Thailand, 16 Mar 2005 -- The AGORA initiative to provide free or low-cost science journals was launched on October 14, 2003 and in its first year of existence has seen significant increase in user participation as more publishers have agreed to provide online access to scientific journals on food and agriculture.
The partners involved in the AGORA initiative gathered in London for the HINARI-AGORA Partners Meeting on 29th November 2004 to take stock of progress to date and reviewed future prospects of AGORA and the parallel initiative for human health, HINARI. The meeting was attended by twenty representatives of the publishing partners, and by representatives of FAO and WHO and their collaborators. The agenda included issues such as: review of status, improvements to the website, training, promotion, and evaluation of impact.
To date, 400 institutions in 55 countries - from the 69 countries eligible - have registered to use AGORA’s valuable online resources. Moreover, eleven publishers have joined the initiative in addition to the nine founding publisher partners. The content available through AGORA now comprises almost 600 key journals in food, nutrition, agriculture and related biological, environmental and social sciences. This is making a significant impact on researchers, students and others in the scientific community in developing countries and countries in transition. In fact, FAO and its partners such as Cornell University are seeking to increase participation from users and publishers even further, and are reaching out to those countries which, as of yet, have no subscribers. It was also agreed that particular attention needs to be paid to improving accessibility of AGORA content for organizations with poor connectivity.

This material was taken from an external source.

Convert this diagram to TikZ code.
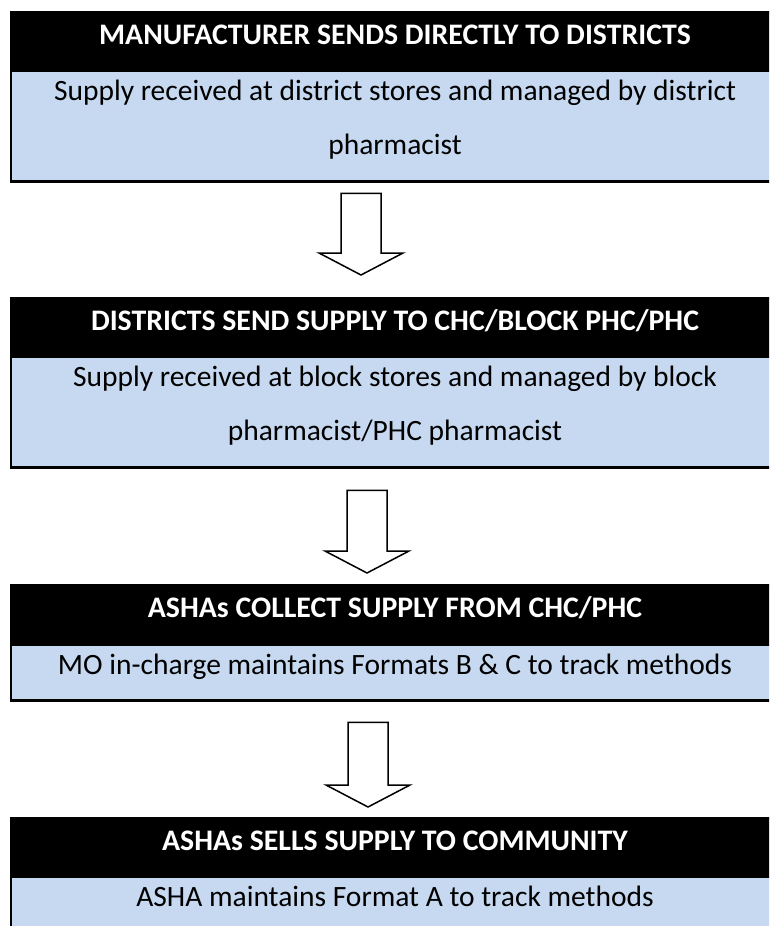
\documentclass[tikz,border=0pt]{standalone}
\usepackage{fontspec}
\setmainfont{Carlito}
\usetikzlibrary{calc}
\definecolor{paleblue}{HTML}{C6D9F1}
\newcommand{\flowarrow}[2]{%
  \draw[barrow] ($(#1)+(-20,0)$) -- ($(#1)+(20,0)$) -- ($(#2)+(20,-22)$) -- ($(#2)+(42,-22)$)
    -- (#2) -- ($(#2)+(-42,-22)$) -- ($(#2)+(-20,-22)$) -- cycle;}
\newcommand{\openframe}[2]{%
  \draw[frame] ($(#2.south east)+(20,0)$) -- (#2.south west) -- (#1.north west) -- ($(#1.north east)+(20,0)$);}
\begin{document}
\begin{tikzpicture}[x=1pt,y=-1pt,
  hdr/.style={fill=black, draw=none, anchor=north west, minimum width=790pt, inner sep=0pt},
  pane/.style={fill=paleblue, draw=none, anchor=north west, minimum width=790pt, inner sep=0pt},
  frame/.style={draw=black, line width=2.5pt},
  htext/.style={text=white, font=\fontsize{29.8}{30}\selectfont\bfseries, anchor=base, inner sep=0pt},
  btext/.style={text=black, font=\fontsize{29.5}{30}\selectfont, anchor=base, inner sep=0pt},
  barrow/.style={draw=black, line width=1.5pt, fill=white, line join=miter}]
\path[use as bounding box, clip] (0,0) rectangle (769,926);
\fill[white] (0,0) rectangle (769,926);
% box 1
\node[hdr, minimum height=60pt] (h1) at (11,12) {};
\node[pane, minimum height=109pt] (b1) at (11,72) {};
\openframe{h1}{b1}
\node[htext] (t1) at (395,44) {MANUFACTURER SENDS DIRECTLY TO DISTRICTS};
\node[btext] (s1a) at (395,100) {Supply received at district stores and managed by district};
\node[btext] (s1b) at (395,154) {pharmacist};
% box 2
\node[hdr, minimum height=60pt] (h2) at (11,298) {};
\node[pane, minimum height=109pt] (b2) at (11,358) {};
\openframe{h2}{b2}
\node[htext] (t2) at (395,330) {DISTRICTS SEND SUPPLY TO CHC/BLOCK PHC/PHC};
\node[btext] (s2a) at (395,386) {Supply received at block stores and managed by block};
\node[btext] (s2b) at (395,440) {pharmacist/PHC pharmacist};
% box 3
\node[hdr, minimum height=61pt] (h3) at (11,585) {};
\node[pane, minimum height=54pt] (b3) at (11,646) {};
\openframe{h3}{b3}
\node[htext] (t3) at (395,617) {ASHAs COLLECT SUPPLY FROM CHC/PHC};
\node[btext] (s3a) at (395,674) {MO in-charge maintains Formats B \& C to track methods};
% box 4
\node[hdr, minimum height=60pt] (h4) at (11,818) {};
\node[pane, minimum height=60pt] (b4) at (11,878) {};
\openframe{h4}{b4}
\node[htext] (t4) at (395,850) {ASHAs SELLS SUPPLY TO COMMUNITY};
\node[btext] (s4a) at (395,906) {ASHA maintains Format A to track methods};
% arrows
\coordinate (a1top) at ($(b1.south west)+(350,12)$);
\coordinate (a1tip) at ($(h2.north west)+(350,-23)$);
\flowarrow{a1top}{a1tip}
\coordinate (a2top) at ($(b2.south west)+(356,23)$);
\coordinate (a2tip) at ($(h3.north west)+(356,-12)$);
\flowarrow{a2top}{a2tip}
\coordinate (a3top) at ($(b3.south west)+(357,22)$);
\coordinate (a3tip) at ($(h4.north west)+(357,-11)$);
\flowarrow{a3top}{a3tip}
\end{tikzpicture}
\end{document}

In its first year of existence, the AGORA initiative has also resonated among policy-makers, as was evidenced during the closing ceremony of a training workshop which took place in Tanzania in November 2004 at which the Honourable Charles Keenya, the Minister of Agriculture and Food Security of Tanzania, said:
"My call is to all participants to take advantage of this opportunity and make sure that they carry the new skills on accessing electronic resources to their colleagues back at their workplaces.....Our development partners have not only shown the way but also assisted in very practical ways as this workshop demonstrates. We are therefore bound to make maximum use of this opportunity. Our research and training effort in agriculture stand to benefit quite a lot."